-- start of Supplied data --

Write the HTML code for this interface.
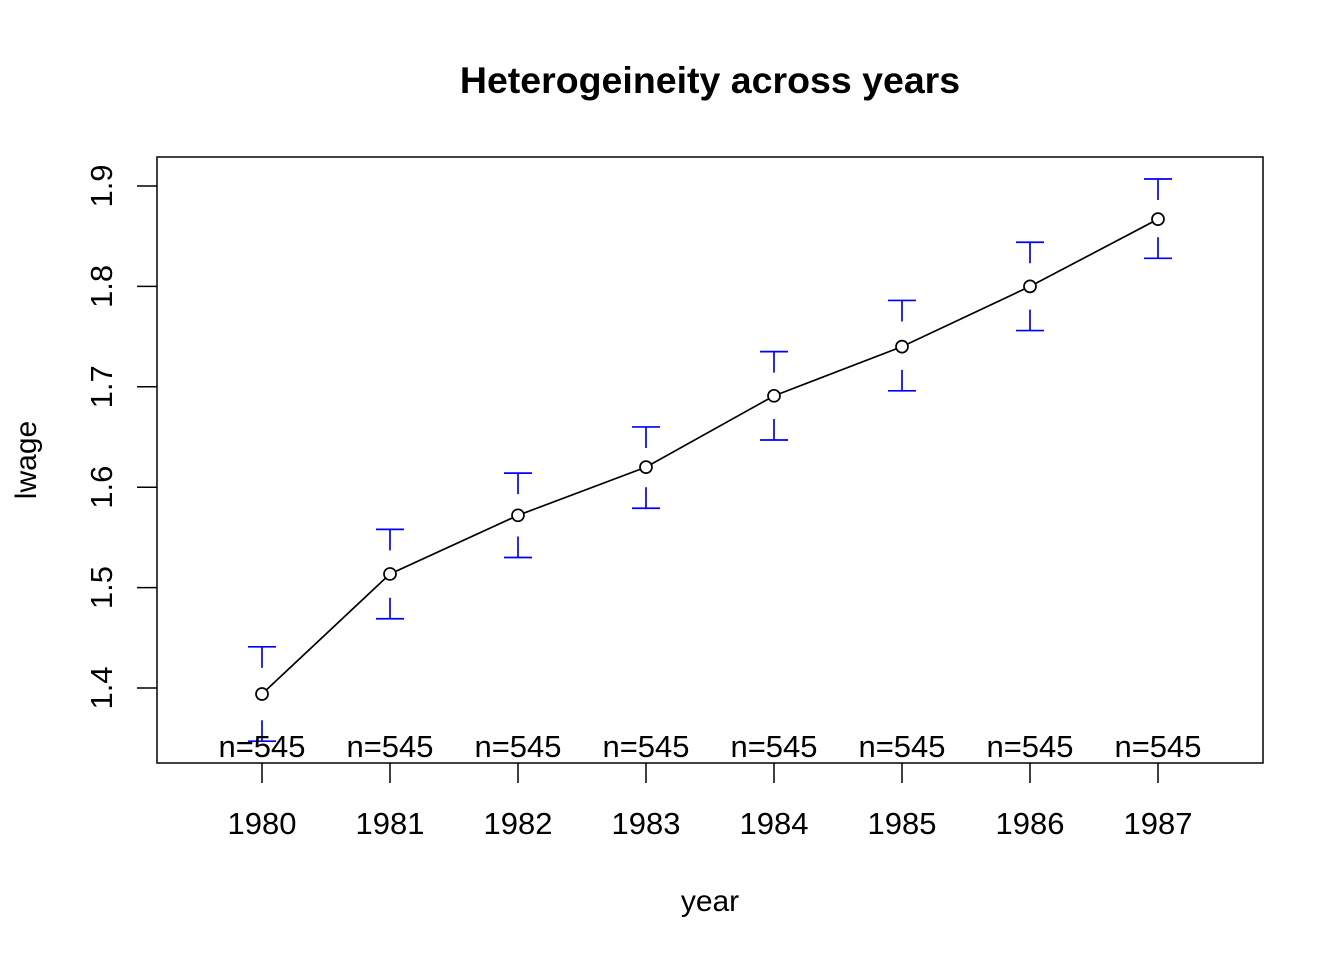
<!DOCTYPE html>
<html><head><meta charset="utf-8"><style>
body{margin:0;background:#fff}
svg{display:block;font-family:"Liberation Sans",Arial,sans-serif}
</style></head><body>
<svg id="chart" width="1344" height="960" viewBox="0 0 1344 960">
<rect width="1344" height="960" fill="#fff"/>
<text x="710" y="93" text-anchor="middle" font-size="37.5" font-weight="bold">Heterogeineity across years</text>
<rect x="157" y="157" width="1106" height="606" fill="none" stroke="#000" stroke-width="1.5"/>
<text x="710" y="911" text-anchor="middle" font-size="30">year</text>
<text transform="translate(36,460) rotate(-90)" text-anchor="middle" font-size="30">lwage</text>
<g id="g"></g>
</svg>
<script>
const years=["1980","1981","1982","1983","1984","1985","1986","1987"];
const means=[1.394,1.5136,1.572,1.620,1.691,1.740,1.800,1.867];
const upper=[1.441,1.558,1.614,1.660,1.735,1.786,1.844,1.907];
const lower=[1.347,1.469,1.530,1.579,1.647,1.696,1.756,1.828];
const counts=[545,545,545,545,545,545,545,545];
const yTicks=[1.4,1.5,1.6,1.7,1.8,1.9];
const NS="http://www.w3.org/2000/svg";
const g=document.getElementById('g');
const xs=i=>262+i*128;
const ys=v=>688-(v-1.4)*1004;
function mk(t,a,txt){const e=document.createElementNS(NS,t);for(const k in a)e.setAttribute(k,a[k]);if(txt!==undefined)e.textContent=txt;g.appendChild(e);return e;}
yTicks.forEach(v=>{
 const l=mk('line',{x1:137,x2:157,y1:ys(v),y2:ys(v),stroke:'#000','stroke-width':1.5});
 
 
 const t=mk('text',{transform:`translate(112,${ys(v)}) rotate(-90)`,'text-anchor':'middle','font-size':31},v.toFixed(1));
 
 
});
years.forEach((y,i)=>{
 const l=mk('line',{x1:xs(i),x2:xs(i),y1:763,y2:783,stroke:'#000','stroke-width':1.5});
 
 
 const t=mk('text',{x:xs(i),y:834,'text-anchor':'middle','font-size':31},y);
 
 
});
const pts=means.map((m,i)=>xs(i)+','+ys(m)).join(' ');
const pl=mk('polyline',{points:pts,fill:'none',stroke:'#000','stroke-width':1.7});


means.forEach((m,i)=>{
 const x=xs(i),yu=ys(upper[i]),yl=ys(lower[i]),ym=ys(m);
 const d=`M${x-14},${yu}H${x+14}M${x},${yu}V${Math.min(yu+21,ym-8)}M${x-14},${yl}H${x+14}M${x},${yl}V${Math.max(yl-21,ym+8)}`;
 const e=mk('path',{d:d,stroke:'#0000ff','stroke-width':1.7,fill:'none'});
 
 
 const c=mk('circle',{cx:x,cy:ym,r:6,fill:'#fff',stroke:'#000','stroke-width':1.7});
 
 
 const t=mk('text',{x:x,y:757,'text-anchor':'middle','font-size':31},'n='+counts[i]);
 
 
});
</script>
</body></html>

-- end of Supplied data --

**Task to complete**
Extract the full listing exactly, with the pictures left out.

**Reply to the task**
Write the HTML code for this interface.
<!DOCTYPE html>
<html><head><meta charset="utf-8"><style>
body{margin:0;background:#fff}
svg{display:block;font-family:"Liberation Sans",Arial,sans-serif}
</style></head><body>
<svg id="chart" width="1344" height="960" viewBox="0 0 1344 960">
<rect width="1344" height="960" fill="#fff"/>
<text x="710" y="93" text-anchor="middle" font-size="37.5" font-weight="bold">Heterogeineity across years</text>
<rect x="157" y="157" width="1106" height="606" fill="none" stroke="#000" stroke-width="1.5"/>
<text x="710" y="911" text-anchor="middle" font-size="30">year</text>
<text transform="translate(36,460) rotate(-90)" text-anchor="middle" font-size="30">lwage</text>
<g id="g"></g>
</svg>
<script>
const years=["1980","1981","1982","1983","1984","1985","1986","1987"];
const means=[1.394,1.5136,1.572,1.620,1.691,1.740,1.800,1.867];
const upper=[1.441,1.558,1.614,1.660,1.735,1.786,1.844,1.907];
const lower=[1.347,1.469,1.530,1.579,1.647,1.696,1.756,1.828];
const counts=[545,545,545,545,545,545,545,545];
const yTicks=[1.4,1.5,1.6,1.7,1.8,1.9];
const NS="http://www.w3.org/2000/svg";
const g=document.getElementById('g');
const xs=i=>262+i*128;
const ys=v=>688-(v-1.4)*1004;
function mk(t,a,txt){const e=document.createElementNS(NS,t);for(const k in a)e.setAttribute(k,a[k]);if(txt!==undefined)e.textContent=txt;g.appendChild(e);return e;}
yTicks.forEach(v=>{
 const l=mk('line',{x1:137,x2:157,y1:ys(v),y2:ys(v),stroke:'#000','stroke-width':1.5});
 
 
 const t=mk('text',{transform:`translate(112,${ys(v)}) rotate(-90)`,'text-anchor':'middle','font-size':31},v.toFixed(1));
 
 
});
years.forEach((y,i)=>{
 const l=mk('line',{x1:xs(i),x2:xs(i),y1:763,y2:783,stroke:'#000','stroke-width':1.5});
 
 
 const t=mk('text',{x:xs(i),y:834,'text-anchor':'middle','font-size':31},y);
 
 
});
const pts=means.map((m,i)=>xs(i)+','+ys(m)).join(' ');
const pl=mk('polyline',{points:pts,fill:'none',stroke:'#000','stroke-width':1.7});


means.forEach((m,i)=>{
 const x=xs(i),yu=ys(upper[i]),yl=ys(lower[i]),ym=ys(m);
 const d=`M${x-14},${yu}H${x+14}M${x},${yu}V${Math.min(yu+21,ym-8)}M${x-14},${yl}H${x+14}M${x},${yl}V${Math.max(yl-21,ym+8)}`;
 const e=mk('path',{d:d,stroke:'#0000ff','stroke-width':1.7,fill:'none'});
 
 
 const c=mk('circle',{cx:x,cy:ym,r:6,fill:'#fff',stroke:'#000','stroke-width':1.7});
 
 
 const t=mk('text',{x:x,y:757,'text-anchor':'middle','font-size':31},'n='+counts[i]);
 
 
});
</script>
</body></html>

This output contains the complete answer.